Performance-Based Pensions for Politicians
Like high-level managers at publicly traded private companies, politicians who made bad decisions – judged according to a variety of indicators, from unemployment to health outcomes – should face clawbacks. The easiest way to achieve this would be to adjust their pensions.
NEW YORK – When the Speaker of the US House of Representatives, Paul Ryan, retires at the end of his term in January, he will likely qualify for an annual government pension of more than $80,000. Ryan’s case – and that of the dozens of other members of Congress who will be retiring this year – highlights the chasm between the financial benefits available to politicians and those available to the vast majority of citizens they are supposed to serve, regardless of how well they actually perform in office.
Confident that their own generous pensions will be paid out no matter what, politicians like Ryan often advocate measures that weaken the government’s fiscal position.
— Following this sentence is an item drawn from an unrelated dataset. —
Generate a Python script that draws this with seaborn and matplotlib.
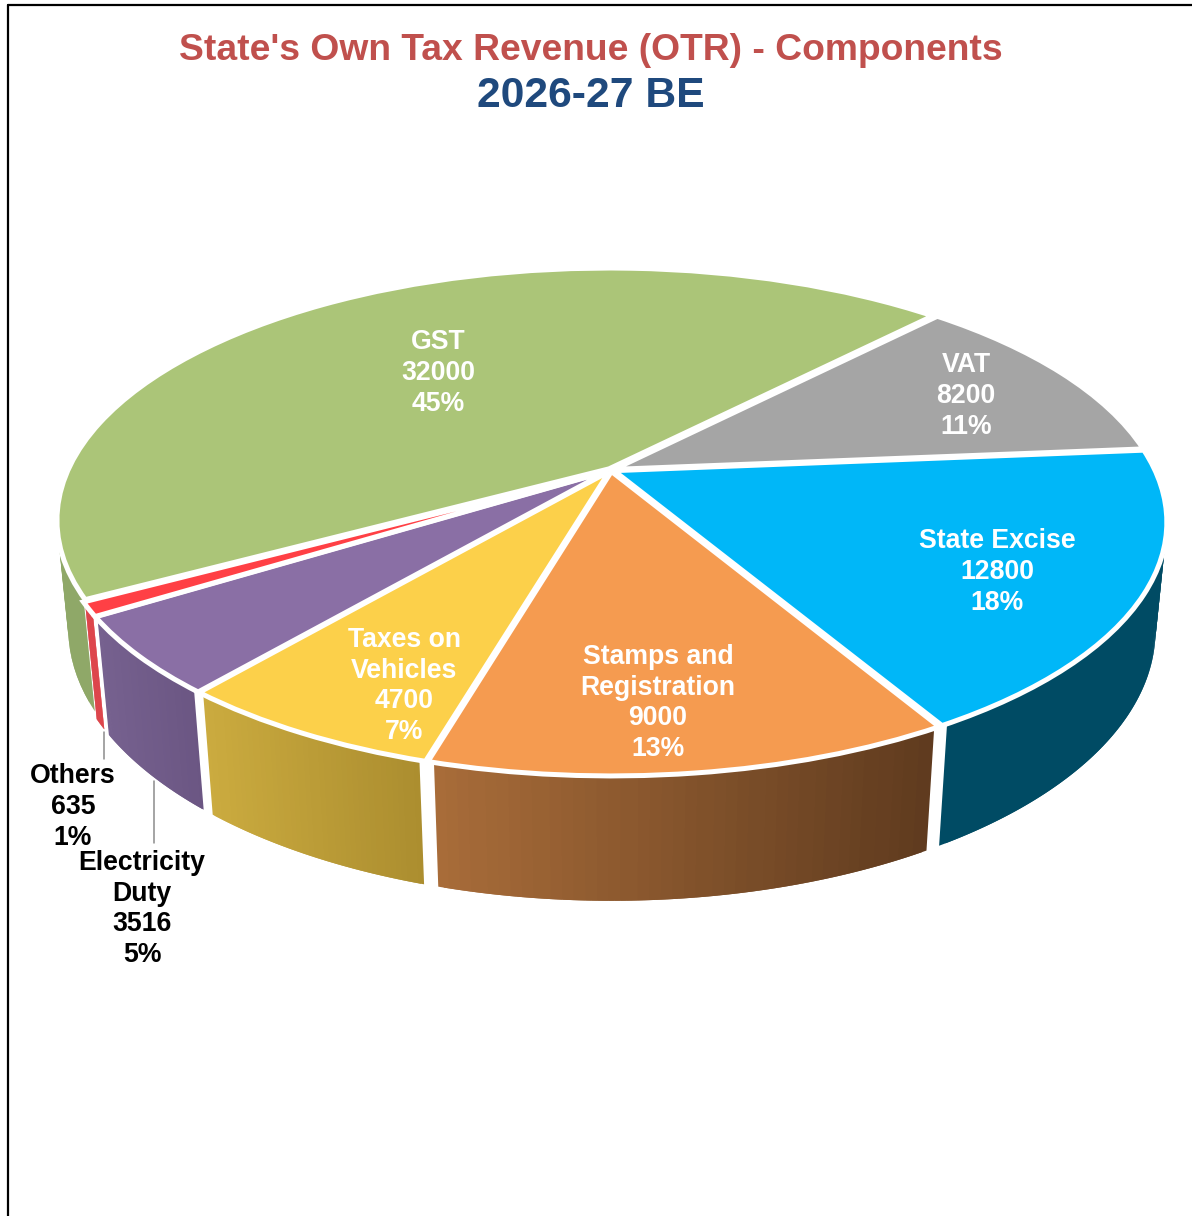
import numpy as np
import matplotlib
matplotlib.use("Agg")
import matplotlib.pyplot as plt
from matplotlib.collections import PolyCollection
from matplotlib.transforms import Transform
import seaborn as sns

# ---- data -------------------------------------------------------------
categories = ["GST", "VAT", "State Excise", "Stamps and\nRegistration",
              "Taxes on\nVehicles", "Electricity\nDuty", "Others"]
values = [32000, 8200, 12800, 9000, 4700, 3516, 635]
percents = [45, 11, 18, 13, 7, 5, 1]
title_main = "State's Own Tax Revenue (OTR) - Components"
title_sub = "2026-27 BE"

top_colors = ["#ABC578", "#A5A5A5", "#00B7F8", "#F59B50", "#FCD04A", "#8A6FA5", "#FF4045"]
wall_left = ["#8FA868", "#858585", "#004B64", "#A86C39", "#CBAB3F", "#76618F", "#DD333A"]
wall_right = ["#8FA868", "#858585", "#004B64", "#5E3A1E", "#AB8D2F", "#6B5683", "#DD333A"]
label_colors = ["white", "white", "white", "white", "white", "black", "black"]
label_xy = [(438, 373), (966, 396), (997, 572), (658, 703), (404, 686), (142, 909), (73, 807)]

# ---- perspective of the pie ---------------------------------------------
CX, CY = 611.0, 470.0
RX, RY, Q = 541.0, 242.0, 0.203
THICK, DEPTH = 108.0, 0.02


def project(x, y, z=0.0):
    """Pie plane (x, y up) to pixel position; z=1 is the bottom rim."""
    v = -np.asarray(y, float)
    w = 1 - Q * v + DEPTH * z
    return CX + RX * np.asarray(x, float) / w, CY + (RY * v + THICK * z) / w


class PieProjection(Transform):
    input_dims = output_dims = 2
    is_affine = False
    has_inverse = False

    def transform_non_affine(self, pts):
        pts = np.asarray(pts, float)
        return np.column_stack(project(pts[:, 0], pts[:, 1]))


sns.set_theme(style="white")
plt.rcParams["font.family"] = ["Liberation Sans", "DejaVu Sans"]
palette = sns.color_palette(top_colors)

fig = plt.figure(figsize=(11.92, 12.16), dpi=100, facecolor="white")
ax = fig.add_axes([0, 0, 1, 1])

wedges, _ = ax.pie(values, colors=palette, startangle=209.2, counterclock=False,
                   explode=[0.006] * len(values), radius=1.0,
                   wedgeprops=dict(edgecolor="white", linewidth=3.6, zorder=3))
ax.set_aspect("auto")
ax.set_xlim(0, 1192)
ax.set_ylim(1216, 0)
ax.set_axis_off()

proj = PieProjection() + ax.transData
for wedge in wedges:
    wedge.set_transform(proj)

# walls below the rim of every slice
INSET = 0.55
for i, wedge in enumerate(wedges):
    cx0, cy0 = wedge.center
    theta = np.radians(np.linspace(wedge.theta1 + INSET, wedge.theta2 - INSET, 90))
    xs = cx0 + wedge.r * np.cos(theta)
    ys = cy0 + wedge.r * np.sin(theta)
    xt, yt = project(xs, ys, 0.0)
    xb, yb = project(xs, ys, 1.0)
    xmin, xmax = xt.min(), xt.max()
    shades = sns.blend_palette([wall_left[i], wall_right[i]], 40)
    quads, cols = [], []
    for j in range(len(theta) - 2):
        quads.append([(xt[j], yt[j]), (xt[j + 1], yt[j + 1]), (xt[j + 2], yt[j + 2]),
                      (xb[j + 2], yb[j + 2]), (xb[j + 1], yb[j + 1]), (xb[j], yb[j])])
        frac = (xt[j + 1] - xmin) / max(xmax - xmin, 1e-6)
        cols.append(shades[int(np.clip(frac * 39, 0, 39))])
    ax.add_collection(PolyCollection(quads, facecolors=cols, edgecolors="none", zorder=1))

# frame of the chart area
ax.plot([8, 8], [1216, 5], color="black", lw=1.6, zorder=5)
ax.plot([8, 1192], [5, 5], color="black", lw=1.6, zorder=5)

# leader lines of the outside labels
ax.plot([104, 104], [732, 759], color="#8C8C8C", lw=1.1, zorder=2)
ax.plot([154, 154], [781, 843], color="#8C8C8C", lw=1.1, zorder=2)

ax.text(591, 50, title_main, ha="center", va="center", fontsize=26.8, fontweight="bold", color="#C0504D", zorder=6)
ax.text(591, 96, title_sub, ha="center", va="center", fontsize=30.7, fontweight="bold", color="#1F497D", zorder=6)

for name, val, pct, col, (lx, ly) in zip(categories, values, percents, label_colors, label_xy):
    ax.text(lx, ly, f"{name}\n{val}\n{pct}%", ha="center", va="center", fontsize=19.2,
            fontweight="bold", color=col, linespacing=1.24, zorder=6)

fig.savefig("out.png", dpi=100, facecolor="white")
The Congressional Budget Office has cautioned that the US government deficit is on course to triple over the next 30 years, from 2.9% of GDP in 2017 to 9.8% in 2047.
Among other things, that fiscal blowout will undermine the government’s ability to invest in education and infrastructure for future generations. Meanwhile, only 15% of private-sector employees – people who presumably rely on government-funded education and infrastructure – receive the type of fixed-benefit retirement plan that will cushion Ryan’s retirement, according to the Pension Rights Center.